The practical reality of writing literary fiction while working full-time in tech and raising three children. The schedule, the discipline, and the specific quality of writing produced in the margins.
I write in the margins. Early mornings, before the house wakes up. Late nights, after the children are in bed. Weekends when the stars align and I have two or three hours of uninterrupted time. The writing is not separate from the life. The writing is what the life produces when the life is paying attention.
The Schedule
I am up at 5:30. I make coffee. I sit at my desk. I write for ninety minutes before anyone else is awake. This is not romantic — it is cold and dark and I am often tired and the writing is often bad. But it happens. It happens every day, or almost every day, and the accumulation of almost-every-days is how novels get written.
In the evenings, after the children are in bed, I sometimes have another hour. I use it for revision rather than drafting — revision requires less of the specific quality of attention that drafting requires, and I have less of that quality at 10pm than I do at 5:30am.
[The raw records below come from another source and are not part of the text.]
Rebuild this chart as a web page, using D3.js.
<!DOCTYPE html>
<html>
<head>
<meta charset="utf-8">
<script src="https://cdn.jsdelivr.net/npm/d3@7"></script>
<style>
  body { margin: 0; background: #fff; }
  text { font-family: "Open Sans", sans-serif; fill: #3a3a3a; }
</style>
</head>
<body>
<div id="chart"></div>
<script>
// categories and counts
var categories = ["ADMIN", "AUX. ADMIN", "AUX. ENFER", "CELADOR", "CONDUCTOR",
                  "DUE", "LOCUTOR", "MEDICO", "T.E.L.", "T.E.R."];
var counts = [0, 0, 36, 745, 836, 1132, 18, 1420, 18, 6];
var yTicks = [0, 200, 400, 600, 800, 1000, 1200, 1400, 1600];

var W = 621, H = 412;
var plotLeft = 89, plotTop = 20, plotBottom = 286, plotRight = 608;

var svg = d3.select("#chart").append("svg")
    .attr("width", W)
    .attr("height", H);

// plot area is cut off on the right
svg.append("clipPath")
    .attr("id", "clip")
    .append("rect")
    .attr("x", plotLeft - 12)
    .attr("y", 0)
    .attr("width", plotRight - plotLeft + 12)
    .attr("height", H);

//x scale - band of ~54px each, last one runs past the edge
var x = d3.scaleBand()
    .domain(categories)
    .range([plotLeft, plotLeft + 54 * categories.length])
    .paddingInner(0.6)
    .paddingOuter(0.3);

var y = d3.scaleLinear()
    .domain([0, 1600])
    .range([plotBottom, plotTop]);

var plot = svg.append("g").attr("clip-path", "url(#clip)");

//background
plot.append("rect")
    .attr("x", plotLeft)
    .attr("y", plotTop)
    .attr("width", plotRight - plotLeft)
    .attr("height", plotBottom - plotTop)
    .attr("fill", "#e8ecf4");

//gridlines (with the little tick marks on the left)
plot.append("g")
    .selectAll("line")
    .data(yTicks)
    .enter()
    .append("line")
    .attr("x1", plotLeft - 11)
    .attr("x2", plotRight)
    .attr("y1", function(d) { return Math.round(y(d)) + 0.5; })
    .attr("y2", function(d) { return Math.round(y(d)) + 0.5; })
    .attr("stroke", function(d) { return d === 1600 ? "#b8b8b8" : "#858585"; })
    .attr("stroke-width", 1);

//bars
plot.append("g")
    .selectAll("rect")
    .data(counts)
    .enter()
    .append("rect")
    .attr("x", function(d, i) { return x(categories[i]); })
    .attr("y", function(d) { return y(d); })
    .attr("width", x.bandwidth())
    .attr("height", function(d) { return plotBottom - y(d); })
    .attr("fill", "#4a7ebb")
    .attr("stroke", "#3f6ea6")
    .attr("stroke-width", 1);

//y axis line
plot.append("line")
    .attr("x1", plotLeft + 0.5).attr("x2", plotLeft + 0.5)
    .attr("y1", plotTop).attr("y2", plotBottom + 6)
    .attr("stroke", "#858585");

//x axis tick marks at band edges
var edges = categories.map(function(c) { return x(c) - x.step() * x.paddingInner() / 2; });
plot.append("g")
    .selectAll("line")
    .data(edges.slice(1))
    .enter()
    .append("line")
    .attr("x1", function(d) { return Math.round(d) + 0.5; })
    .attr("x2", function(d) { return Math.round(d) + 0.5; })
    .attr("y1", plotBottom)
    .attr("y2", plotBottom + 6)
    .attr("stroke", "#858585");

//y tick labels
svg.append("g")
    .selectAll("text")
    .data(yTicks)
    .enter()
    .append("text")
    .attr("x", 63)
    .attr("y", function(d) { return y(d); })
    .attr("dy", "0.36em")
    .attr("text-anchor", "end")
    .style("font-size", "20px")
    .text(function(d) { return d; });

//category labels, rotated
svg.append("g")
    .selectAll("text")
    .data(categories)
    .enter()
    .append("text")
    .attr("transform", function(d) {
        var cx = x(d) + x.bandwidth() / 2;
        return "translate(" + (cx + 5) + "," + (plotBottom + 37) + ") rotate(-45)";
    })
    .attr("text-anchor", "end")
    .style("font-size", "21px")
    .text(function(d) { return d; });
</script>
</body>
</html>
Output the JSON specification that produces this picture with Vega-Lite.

On weekends, when I have longer blocks, I draft. The long blocks are where the real work happens — where the sentences that have been forming in the margins of my attention for weeks finally get written down.
The Discipline
The discipline is not about willpower. Willpower is finite and unreliable. The discipline is about systems — about making the writing happen by default rather than by decision. The alarm is set. The coffee is ready. The desk is clear. The decision to write has already been made. All that remains is to sit down and do it.
The Quality of Marginal Writing
Here is something I have noticed: the writing produced in the margins has a specific quality that writing produced in long uninterrupted blocks does not have. It is more compressed. It has been living in the mind longer before it reaches the page. The sentences have been revised in the unconscious before they are written down.
I do not know if this is true for everyone. It is true for me. The constraints of the marginal life have produced, I think, a more precise prose than I would have written if I had had all the time in the world.
The soil is warm. The writing is what the life produces when the life is paying attention.